Nicht nur die Schönheit ist Gottes Fingerabdruck. Auch die weniger ansehnlichen Seiten unseres Lebens gehören dazu. Gott versetzt sich auch dann in unsere Lage, wenn er nicht nur unversehrt und heil ist, sondern Schmerzen hat und verwundet wird. Darum versteht er uns so gut, darum weiß er Bescheid, darum ist er ganz nah und ganz bei uns. Wer es glaubt, wird selig und lernt Jesus kennen, der tatsächlich in unsere Haut schlüpft und unser Leben lebt, damit er alles mit uns teilen kann. Das ist Gottes Plan. Das ist das Bild, das er von uns hat. Gottes Kinder sehen genauso aus.

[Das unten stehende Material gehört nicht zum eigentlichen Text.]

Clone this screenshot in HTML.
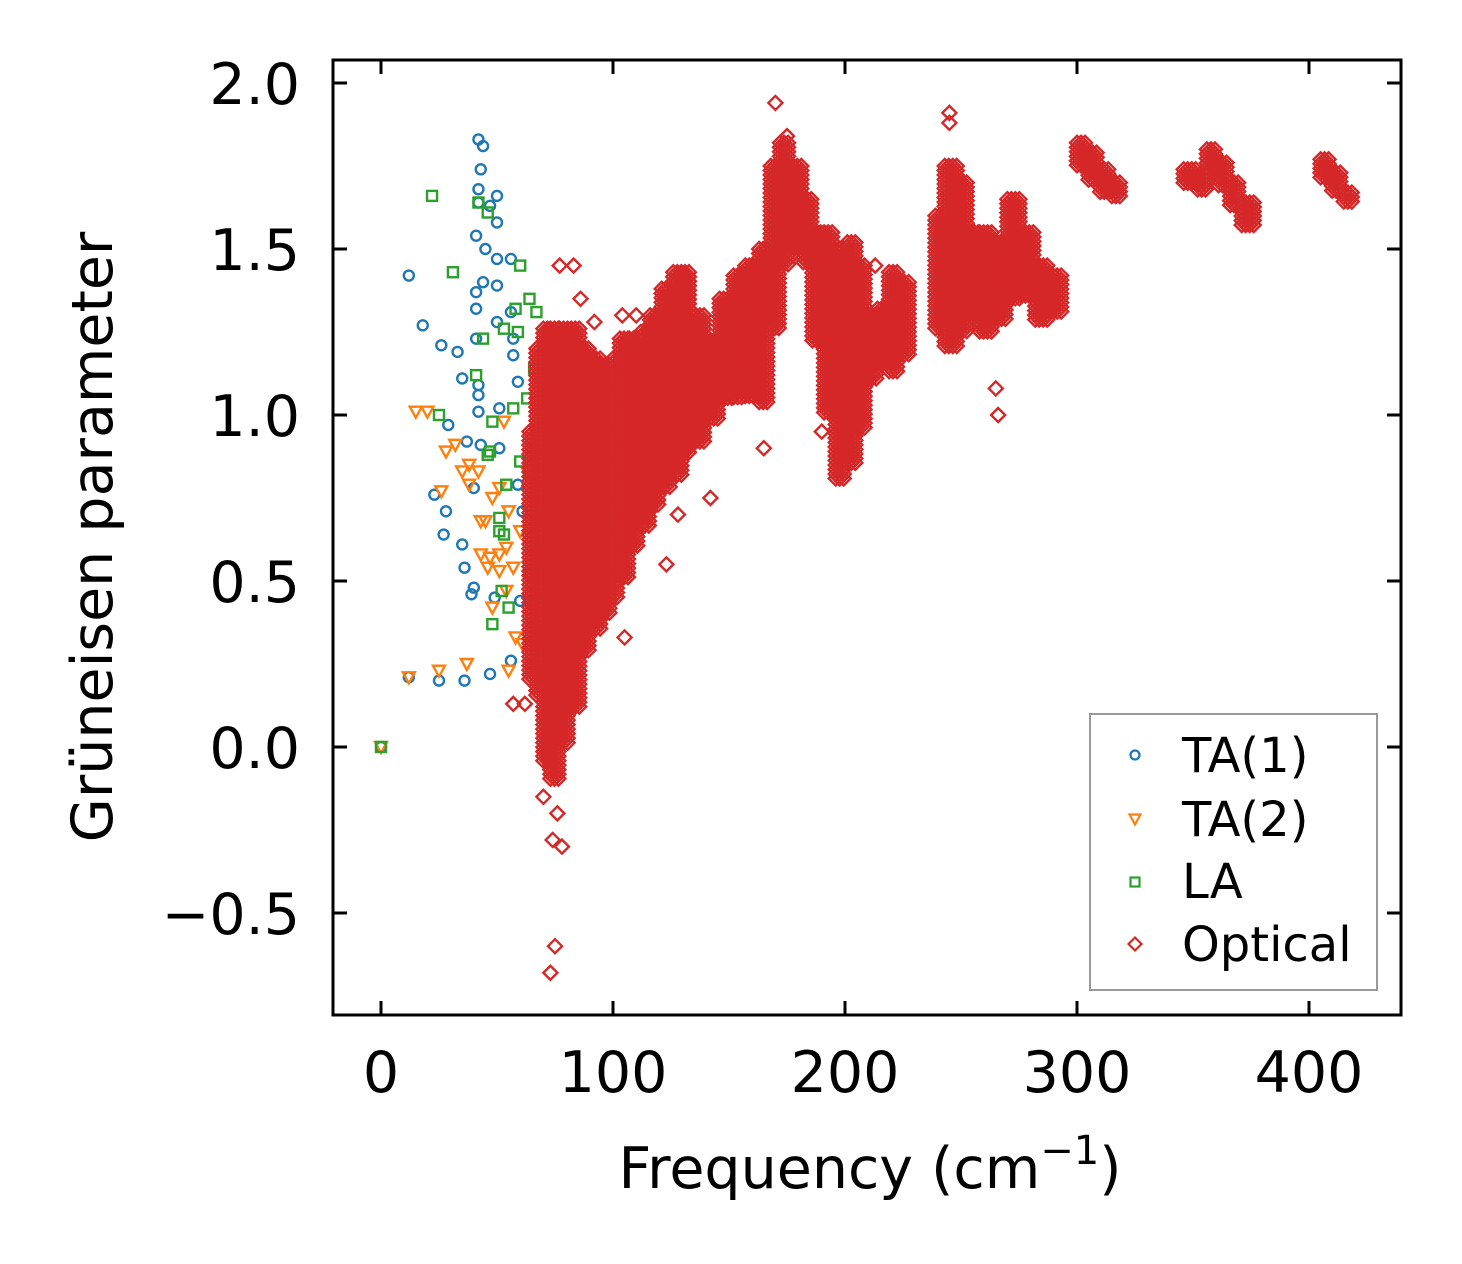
<!DOCTYPE html>
<html><head><meta charset="utf-8"><style>
html,body{margin:0;padding:0;background:#fff;}
svg{display:block;font-family:"DejaVu Sans","Liberation Sans",sans-serif;}
</style></head><body>
<svg id="chart" width="1462" height="1264" viewBox="0 0 1462 1264" xmlns="http://www.w3.org/2000/svg">
<rect width="1462" height="1264" fill="#fff"/>
<g id="marks"></g>
<g id="axes"></g>
</svg>
<script>
const xTicks=[0,100,200,300,400];
const yTicks=[-0.5,0.0,0.5,1.0,1.5,2.0];
const yTickLabels=["\u22120.5","0.0","0.5","1.0","1.5","2.0"];
const ta1F=[0,12,18,26,33,29,23,27,28,35,36,39,12,25,36,47,42,44,43,42,42,50,47,50,41,45,50,44,41,50,56,41,50,41,57,57,35,42,42,42,51,37,43,51,40,40,49,56,60,61,64,59,59,56];
const ta1G=[0,1.42,1.27,1.21,1.19,0.97,0.76,0.64,0.71,0.61,0.54,0.46,0.21,0.2,0.2,0.22,1.83,1.81,1.74,1.68,1.64,1.66,1.63,1.58,1.54,1.5,1.47,1.4,1.37,1.39,1.47,1.32,1.28,1.23,1.23,1.18,1.11,1.09,1.06,1.01,1.02,0.92,0.91,0.9,0.78,0.48,0.45,0.26,0.44,0.71,0.52,0.79,1.1,1.31];
const ta2F=[0,15,20,25,37,28,32,35,38,38,26,42,43,45,48,51,55,43,47,51,54,46,51,57,48,54,58,55,61,53,60,63,12];
const ta2G=[0,1.01,1.01,0.23,0.25,0.89,0.91,0.83,0.85,0.79,0.77,0.83,0.68,0.68,0.75,0.78,0.71,0.58,0.57,0.58,0.6,0.54,0.53,0.54,0.42,0.47,0.33,0.23,0.31,0.98,0.65,0.83,0.21];
const laF=[0,22,31,25,46,42,60,58,59,64,67,53,41,44,47,46,48,57,63,68,66,60,64,54,53,51,67,52,48,55,66,69,70,67,51];
const laG=[0,1.66,1.43,1.0,1.61,1.64,1.45,1.32,1.25,1.35,1.31,1.26,1.12,1.23,0.89,0.88,0.98,1.02,1.05,0.95,1.14,0.86,0.83,0.79,0.64,0.65,0.68,0.47,0.37,0.42,0.43,0.21,0.33,0.58,0.69];
// optical bands: frequency range [F0,F1] spanning gamma [Lo,Hi]
const optF0=[64,67,70,73,77,82,86,91,95,100,103,107,112,116,121,126,131,134,140,146,152,157,163,168,172,176,182,186,191,196,201,205,210,214,219,224,239,243,249,254,258,264,270,276,282,288,300,305,310,315,346,352,356,361,366,371,405,410,415];
const optF1=[67,70,73,77,82,86,91,95,100,103,107,112,116,121,126,131,134,140,146,152,157,163,168,172,176,182,186,191,196,201,205,210,214,219,224,229,243,249,254,258,264,270,276,282,288,294,305,310,315,320,352,356,361,366,371,377,410,415,420];
const optLo=[0.2,0.15,-0.05,-0.1,0.0,0.12,0.28,0.35,0.40,0.45,0.50,0.60,0.66,0.72,0.78,0.82,0.88,0.92,0.98,1.05,1.05,1.05,1.03,1.25,1.45,1.50,1.45,1.22,1.0,0.80,0.85,0.95,1.10,1.15,1.13,1.18,1.25,1.20,1.25,1.30,1.25,1.28,1.35,1.35,1.28,1.30,1.74,1.70,1.67,1.65,1.69,1.67,1.72,1.68,1.62,1.57,1.71,1.67,1.63];
const optHi=[0.95,1.2,1.26,1.26,1.26,1.26,1.2,1.17,1.15,1.17,1.23,1.23,1.25,1.30,1.38,1.43,1.43,1.30,1.22,1.35,1.42,1.45,1.50,1.75,1.82,1.75,1.65,1.55,1.55,1.50,1.52,1.45,1.30,1.32,1.43,1.40,1.60,1.75,1.70,1.55,1.55,1.52,1.65,1.55,1.45,1.42,1.82,1.79,1.74,1.70,1.74,1.72,1.80,1.76,1.70,1.64,1.77,1.73,1.67];
const outF=[75,73,78,74,76,70,83,77,104,142,105,123,170,175,245,245,265,266,213,190,165,62,57,86,92,110,128];
const outG=[-0.6,-0.68,-0.3,-0.28,-0.2,-0.15,1.45,1.45,1.3,0.75,0.33,0.55,1.94,1.84,1.91,1.88,1.08,1.0,1.45,0.95,0.9,0.13,0.13,1.35,1.28,1.3,0.7];

const X0=333,X1=1401,Y0=60,Y1=1015;
function sx(f){return 381+f*2.32;}
function sy(g){return 747-g*332;}
const NS="http://www.w3.org/2000/svg";
const marks=document.getElementById('marks');
const axes=document.getElementById('axes');
function mk(tag,attrs,parent){const e=document.createElementNS(NS,tag);for(const k in attrs)e.setAttribute(k,attrs[k]);parent.appendChild(e);return e;}
function circle(f,g,name){const e=mk('circle',{cx:sx(f),cy:sy(g),r:5,fill:'none',stroke:'#1f77b4','stroke-width':2.4},marks);

}
function tri(f,g,name){const x=sx(f),y=sy(g);const e=mk('polygon',{points:`${x-6},${y-5} ${x+6},${y-5} ${x},${y+6}`,fill:'none',stroke:'#ff7f0e','stroke-width':2.4},marks);

}
function sq(f,g,name){const x=sx(f),y=sy(g);const e=mk('rect',{x:x-5,y:y-5,width:10,height:10,fill:'none',stroke:'#2ca02c','stroke-width':2.4},marks);

}
function dia(x,y,parent,name){const e=mk('polygon',{points:`${x},${y-7} ${x+7},${y} ${x},${y+7} ${x-7},${y}`,fill:'none',stroke:'#d62728','stroke-width':2.4},parent);

}

ta1F.forEach((f,i)=>circle(f,ta1G[i],'ta1-point'));
ta2F.forEach((f,i)=>tri(f,ta2G[i],'ta2-point'));
laF.forEach((f,i)=>sq(f,laG[i],'la-point'));
const opt=mk('g',{},marks);


optF0.forEach((f0,i)=>{
  const xa=sx(f0),xb=sx(optF1[i]),ya=sy(optHi[i]),yb=sy(optLo[i]);
  for(let x=xa;x<=xb+0.1;x+=4){for(let y=ya;y<=yb+0.1;y+=4.5){dia(x,y,opt,'optical-point');}}
});
outF.forEach((f,i)=>dia(sx(f),sy(outG[i]),opt,'optical-point'));

const fr=mk('rect',{x:X0,y:Y0,width:X1-X0,height:Y1-Y0,fill:'none',stroke:'#000','stroke-width':3},axes);


xTicks.forEach(t=>{const x=sx(t);
 mk('line',{x1:x,y1:Y1,x2:x,y2:Y1-14,stroke:'#000','stroke-width':3},axes);
 mk('line',{x1:x,y1:Y0,x2:x,y2:Y0+14,stroke:'#000','stroke-width':3},axes);
 const tx=mk('text',{x:x,y:1092,'font-size':57,'text-anchor':'middle',fill:'#000'},axes);tx.textContent=String(t);
 
 });
yTicks.forEach((t,i)=>{const y=sy(t);
 mk('line',{x1:X0,y1:y,x2:X0+14,y2:y,stroke:'#000','stroke-width':3},axes);
 mk('line',{x1:X1,y1:y,x2:X1-14,y2:y,stroke:'#000','stroke-width':3},axes);
 const tx=mk('text',{x:300,y:y+21,'font-size':57,'text-anchor':'end',fill:'#000'},axes);tx.textContent=yTickLabels[i];
 
 });
</script>
<svg style="position:absolute;left:0;top:0" width="1462" height="1264" xmlns="http://www.w3.org/2000/svg">
<text x="870" y="1188" font-size="57" text-anchor="middle" font-family="DejaVu Sans, Liberation Sans, sans-serif">Frequency (cm<tspan font-size="40" dy="-24">−1</tspan><tspan dy="24">)</tspan></text>
<text transform="translate(112,537) rotate(-90)" font-size="57" text-anchor="middle" font-family="DejaVu Sans, Liberation Sans, sans-serif">Grüneisen parameter</text>
<g font-family="DejaVu Sans, Liberation Sans, sans-serif" font-size="48">
<rect x="1090" y="714" width="287" height="276" fill="#fff" fill-opacity="0.8" stroke="#999" stroke-width="2"/>
<circle cx="1135" cy="755" r="4.5" fill="none" stroke="#1f77b4" stroke-width="2.2"/>
<text x="1182" y="772">TA(1)</text>
<polygon points="1129.5,814.5 1140.5,814.5 1135,824.5" fill="none" stroke="#ff7f0e" stroke-width="2.2"/>
<text x="1182" y="836">TA(2)</text>
<rect x="1130.5" y="877.5" width="9" height="9" fill="none" stroke="#2ca02c" stroke-width="2.2"/>
<text x="1182" y="898">LA</text>
<polygon points="1135,937.5 1141.5,944 1135,950.5 1128.5,944" fill="none" stroke="#d62728" stroke-width="2.2"/>
<text x="1182" y="961">Optical</text>
</g>
</svg>
</body></html>
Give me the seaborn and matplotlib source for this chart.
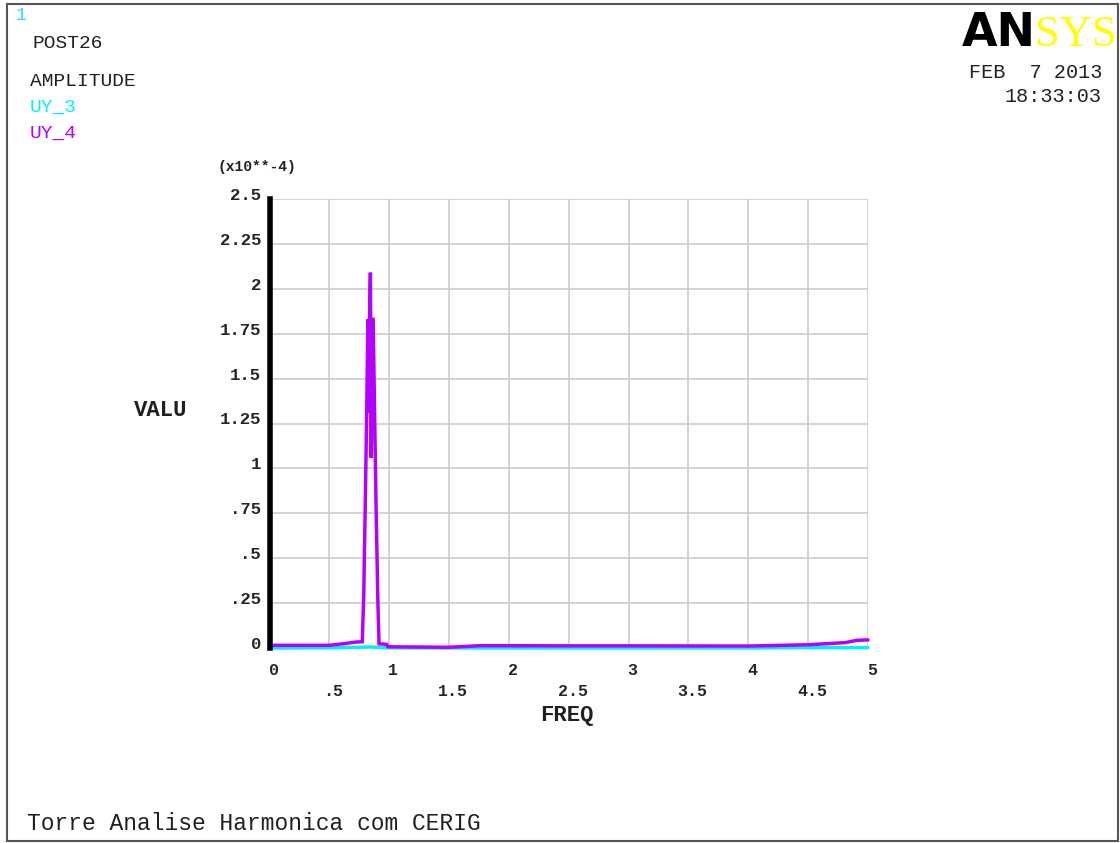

Und mal wieder eine Geschichte zum Schluss, die für mich auf den Punkt bringt, was „Ebenbild Gottes wirklich heißen könnte, auch wenn es als Märchen beginnt: „Es war einmal ein kleiner Junge, der unbedingt Gott treffen wollte. Er war sich darüber bewusst, dass der Weg zu dem Ort, an dem Gott lebte, ein sehr langer war. Also packte er sich einen Rucksack voll mit einigen Cola-Dosen und mehreren Schokoriegeln und machte sich auf die Reise. Er lief eine ganze Weile und kam in einen kleinen Park. Dort sah er eine alte Frau, die auf einer Bank saß und den Tauben zuschaute, die vor ihr nach Futter auf dem Boden suchten. Der kleine Junge setzte sich zu der Frau auf die Bank und öffnete seinen Rucksack. Er wollte sich gerade eine Cola herausholen, als er den hungrigen Blick der alten Frau sah. Also griff er zu einem Schokoriegel und reichte ihn der Frau. Dankbar nahm sie die Süßigkeit und lächelte ihn an. Und es war ein wundervolles Lächeln. Der kleine Junge wollte dieses Lächeln noch einmal sehen und bot ihr auch noch eine Cola an. Und sie nahm die Cola und lächelte wieder – noch strahlender als zuvor. Der kleine Junge war selig. Die beiden saßen den ganzen Nachmittag lang auf der Bank im Park, aßen Schokoriegel und tranken Cola, aber sprechen kein Wort. Als es dunkel wurde, spürte der Junge, wie müde er war und beschloss, zurück nach Hause zu gehen. Nach einigen Schritten hielt er inne und drehte sich um. Er ging zurück zu der Frau und umarmte sie. Die alte Frau schenkte ihm dafür ihr allerschönstes Lächeln. Zu Hause sah seine Mutter die Freude auf seinem Gesicht und fragte: »Was hast du denn heute Schönes gemacht, dass du so fröhlich aussiehst?« Und der kleine Junge antwortete: »Ich habe mit Gott zu Mittag gegessen – und sie hat ein wundervolles Lächeln!« Auch die alte Frau war nach Hause gegangen, wo ihr Sohn schon auf sie wartete. Auch er fragte sie, warum sie so fröhlich aussah. Und sie antwortete: »Ich habe mit Gott zu Mittag gegessen – und er ist viel jünger, als ich gedacht habe.«
Ich merke bei mir immer wieder – so weit bin ich sehr oft nicht, das Ebenbild Gottes in dem Menschen wahrzunehmen, der mich gerade ärgert, erzürnt, langweilt oder richtig „auf die Palme bringt“. Es bleibt viel zu entdecken und viel zu tun – und der Tag heute ist noch nicht zu Ende und morgen beginnt ein ganz neuer Tag! Schöpfung geht weiter und Ihr und Sie und ich, wir dürfen Teil davon sein und die Ebenbildlichkeit immer wieder neu entdecken!